My response would be different if Turei was unequivocal in saying what she did was wrong, but she was desperate. But she is the opposite. She thinks she did nothing wrong. She thinks taxpayers wronged her by not giving her enough money to be a mother, study law and stand for Parliament at the same time.

Mike Hosking also writes:

Having confessed to lying and cheating a government department, she’s now decided to play co-conspirator to those who have come forward and told her they’re ripping off the system just like she did.

It would be easy to ignore this sort of behaviour if it wasn’t for the fact this woman wants to run the country. She’s not some attention seeking activist, she’s potentially a senior cabinet minister.

You can say all you want about politics and its ability to sink to various lows. But in general, those who participate in the practice have a broad code of conduct – and deception, dishonesty, fraud and general illegality aren’t part of it.

Being angry or frustrated about a system or finding things hard under a series of rules or regulations have never been, and please let them never become, acceptable reasons to become a crook.

This is now the brand of the Greens thanks To Metiria – fraud, dishonest, crook.

Rosemary McLeod chimes in:

We now know that Turei, as a 22-year-old solo mother, received the DPB and a grant to study for a law degree – which sounds pretty generous to me – while not admitting she lived with people who were sharing the rent, which means she conceivably got an accommodation allowance on top of her basic benefit.

She admits she was helped by her own family as well as her child’s father’s family, but says she couldn’t get by on that. So Turei took money from working people, through their taxes, who were probably no better off than she was. I can’t detect heroism in that.

No feminist solidarity from Rosemary!

Barry Soper also writes:

The twitterati has become apoplectic, fuming at the audacity of anyone posing a provocative question to the patron saint of the poor Metiria Turei.

Why would be want to know whether the father of the child Turei gave birth to in any way contributed to her upbringing?

It’s pertinent because if you’ve admitted to ripping off the taxpayer funded welfare system, as the Green co-leader has, then sources of income at a time she was claiming the benefit should be known.

The question though got short shrift from the MP who refused to speak about personal relationships, adding that she doesn’t believe women should be interrogated about those relationships.

It was a curious response, given that anyone claiming any benefit should declare their financial status before it’s paid to them.

Yep the Greens think that taxpayers, not fathers, should pay for children.

In fact she took the argument further, telling journalists they were being unfair, asking the kind of interrogative questions that beneficiaries are subjected to all the time.

The same sort of interrogation isn’t applied to people getting working for families, she contends, nor is it applied to pensioners.

Well the latter’s universal, your are paid it regardless of your financial standing and the former is always paid depending on the financial status of the recipient and the number of kids in the household.

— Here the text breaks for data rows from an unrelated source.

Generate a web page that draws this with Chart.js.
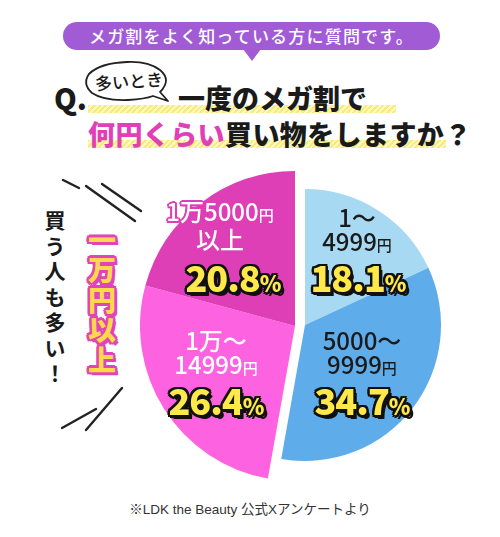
<!DOCTYPE html>
<html><head><meta charset="utf-8">
<script src="https://cdn.jsdelivr.net/npm/chart.js@4.4.1/dist/chart.umd.min.js"></script>
<style>
html,body{margin:0;padding:0;background:#fff;}
#stage{position:relative;width:500px;height:537px;overflow:hidden;font-family:"Noto Sans CJK JP","Noto Sans",sans-serif;}
.abs{position:absolute;white-space:nowrap;}
#banner{left:63px;top:22px;width:377px;height:28px;border-radius:14px;background:#a05bd5;color:#fff;font-size:17px;font-weight:500;line-height:28px;text-align:center;letter-spacing:1.2px;}
#tri{left:243px;top:49px;width:0;height:0;border-left:9px solid transparent;border-right:9px solid transparent;border-top:12px solid #a05bd5;}
.hl{height:8px;background:repeating-linear-gradient(135deg,#f7ec7a 0 2px,#fdf7c4 2px 4px);}
.title{font-size:27px;font-weight:900;line-height:27px;color:#1a1a1a;}
.mag{color:#e03fb6;}
#q{left:54px;top:83px;font-size:29px;font-weight:900;line-height:29px;color:#1a1a1a;font-family:"Noto Sans CJK JP",sans-serif;}
canvas{position:absolute;}
.rng{font-size:24px;font-weight:500;line-height:24px;text-align:center;transform:translateX(-50%);}
.rng .en{font-size:15px;}
.outl{text-shadow:-1.5px -1.5px 0 #de3fb6,1.5px -1.5px 0 #de3fb6,-1.5px 1.5px 0 #de3fb6,1.5px 1.5px 0 #de3fb6,0 -2px 0 #de3fb6,0 2px 0 #de3fb6,-2px 0 0 #de3fb6,2px 0 0 #de3fb6;}
.pct{font-size:36px;font-weight:900;line-height:36px;letter-spacing:-1px;color:#ffe84a;transform:translateX(-50%);
 text-shadow:-2px -2px 0 #111,2px -2px 0 #111,-2px 2px 0 #111,2px 2px 0 #111,0 -2.5px 0 #111,0 2.5px 0 #111,-2.5px 0 0 #111,2.5px 0 0 #111,3.5px 3.5px 0 #111;}
.pct .p{font-size:22px;}
.vert{writing-mode:vertical-rl;}
#big{left:86px;top:226px;font-size:28px;font-weight:900;line-height:32px;letter-spacing:2px;color:#ffd94a;
 text-shadow:-2px -2px 0 #e044b8,2px -2px 0 #e044b8,-2px 2px 0 #e044b8,2px 2px 0 #e044b8,0 -2.5px 0 #e044b8,0 2.5px 0 #e044b8,-2.5px 0 0 #e044b8,2.5px 0 0 #e044b8,3px 3px 0 #e044b8;}
#buy{left:44px;top:210px;font-size:21px;font-weight:700;line-height:22px;letter-spacing:4.5px;color:#1a1a1a;}
#foot{left:0;width:500px;top:498px;text-align:center;font-size:13.5px;color:#333;font-family:"Liberation Sans","Noto Sans CJK JP",sans-serif;}
</style></head>
<body>
<div id="stage">
<svg class="abs" style="left:0;top:0" width="500" height="537">
  <g stroke="#222" stroke-width="2.4" stroke-linecap="round" fill="none">
    <line x1="63" y1="180" x2="79" y2="188"/>
    <line x1="86" y1="186" x2="135" y2="221"/>
    <line x1="102" y1="184" x2="141" y2="211"/>
    <line x1="62" y1="428" x2="96" y2="409"/>
    <line x1="86" y1="430" x2="122" y2="388"/>
  </g>
  <path d="M 160 92 Q 172 80 160 70 Q 148 61 127 62 Q 100 63 89 74 Q 82 84 92 93 Q 104 101 128 100 Q 145 99 153 96 L 168 101 Z" fill="#fff" stroke="#222" stroke-width="1.8" stroke-linejoin="round"/>
  <text x="129" y="88" text-anchor="middle" font-family="Noto Sans CJK JP" font-weight="500" font-size="17" fill="#1a1a1a" transform="rotate(-4 129 82)">多いとき</text>
</svg>
<div id="banner" class="abs">メガ割をよく知っている方に質問です。</div>
<div id="tri" class="abs"></div>
<div class="abs hl" style="left:88px;top:105px;width:308px;"></div>
<div class="abs hl" style="left:88px;top:140px;width:358px;"></div>
<div id="q" class="abs">Q.</div>
<div class="abs title" style="left:178px;top:84px;">一度のメガ割で</div>
<div class="abs title" style="left:88px;top:120px;letter-spacing:0.4px;"><span class="mag">何円くらい</span>買い物をしますか？</div>
<canvas id="cLeft" width="310" height="310" style="left:140px;top:171px;"></canvas>
<canvas id="cRight" width="272" height="272" style="left:169px;top:189px;"></canvas>
<div id="labels"></div>
<div id="big" class="abs vert">一万円以上</div>
<div id="buy" class="abs vert">買う人も多い！</div>
<div id="foot" class="abs">※LDK the Beauty 公式Xアンケートより</div>
</div>
<script>
const categories = ['1～4999円', '5000～9999円', '1万～14999円', '1万5000円以上'];
const labelLines = [['1～', '4999円'], ['5000～', '9999円'], ['1万～', '14999円'], ['1万5000円', '以上']];
const values = [18.1, 34.7, 26.4, 20.8];
const sliceColors = ['#a8d9f2', '#5eadea', '#fd63e1', '#de3fb6'];
const rightGroup = [0, 1];
const leftGroup = [2, 3];

function makePie(id, group) {
  const bg = sliceColors.map((c, i) => group.includes(i) ? c : 'rgba(0,0,0,0)');
  return new Chart(document.getElementById(id), {
    type: 'pie',
    data: { labels: categories, datasets: [{ data: values, backgroundColor: bg, borderWidth: 0, hoverOffset: 0 }] },
    options: {
      responsive: false, animation: false, devicePixelRatio: 1,
      layout: { padding: 0 },
      plugins: { legend: { display: false }, tooltip: { enabled: false } },
      events: []
    }
  });
}
makePie('cLeft', leftGroup);
makePie('cRight', rightGroup);

const labelStyle = [
  { cx: 357, top: 205, pcx: 358, ptop: 258, color: '#1a1a1a', outline: false },
  { cx: 362, top: 328, pcx: 362, ptop: 381, color: '#1a1a1a', outline: false },
  { cx: 216, top: 328, pcx: 216, ptop: 381, color: '#ffffff', outline: false },
  { cx: 220, top: 199, pcx: 233, ptop: 258, color: '#ffffff', outline: true }
];
const host = document.getElementById('labels');
values.forEach((v, i) => {
  const s = labelStyle[i];
  const r = document.createElement('div');
  r.className = 'abs rng' + (s.outline ? ' outl' : '');
  r.style.left = s.cx + 'px'; r.style.top = s.top + 'px'; r.style.color = s.color;
  r.innerHTML = labelLines[i].map(t => t.replace('円', '<span class="en">円</span>')).join('<br>');
  host.appendChild(r);
  const p = document.createElement('div');
  p.className = 'abs pct';
  p.style.left = s.pcx + 'px'; p.style.top = s.ptop + 'px';
  p.innerHTML = v.toFixed(1) + '<span class="p">%</span>';
  host.appendChild(p);
});
</script>
</body></html>
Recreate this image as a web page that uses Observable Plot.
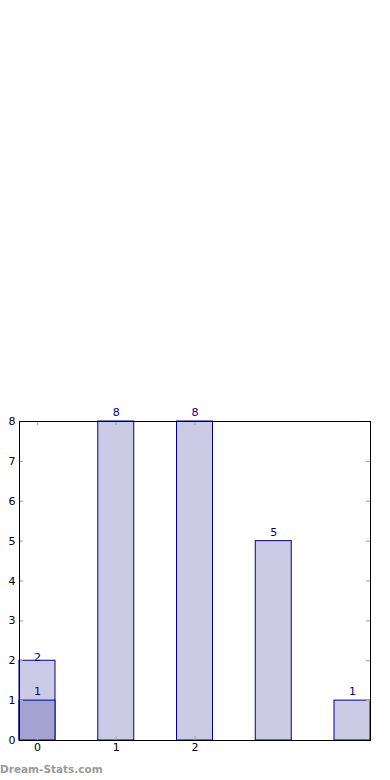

Almost all state assistance is based on family or household income, not personal income. If you earn $30,000 a year and your partner earns $200,000 a year then you don’t get WFF. And if you do claim WFF on the basis of your $30,000 without declaring you live with your partner on $200,000 a year you are also a fraudster.

It’s a pity Turei wasn’t interrogated a little more closely when she was defrauding the system.

That interrogation will finally come next week when she meets a fraud investigator from the Social Development Ministry, more than 20 years too late.

When she admitted to fraud she must have known the blowtorch was about to be applied, given that she spent the best part of six years on the old domestic purposes benefit.

If MSD do a thorough job, they will not just be looking at her lies over how much rent she was paying. Other factors they should examine are:

  • Was she ever living with the father of the child during her six years on the DPB, in which case she may have been ineligible to be on the DPB at all
  • Did she have care of her child for the entire time she was on the DPB, or did the child spend some of that time in the care of grandparents
  • Was she living with another partner while still claiming the DPB and claiming to be single

The worst case scenario for Turei isn’t that she has to pay the money back, but if MSD decide her fraud wasn’t a one off decision of desperation but part of a pattern of deliberate offending. For if they decide to prosecute, then depending on what charges are laid a conviction would remove her from Parliament.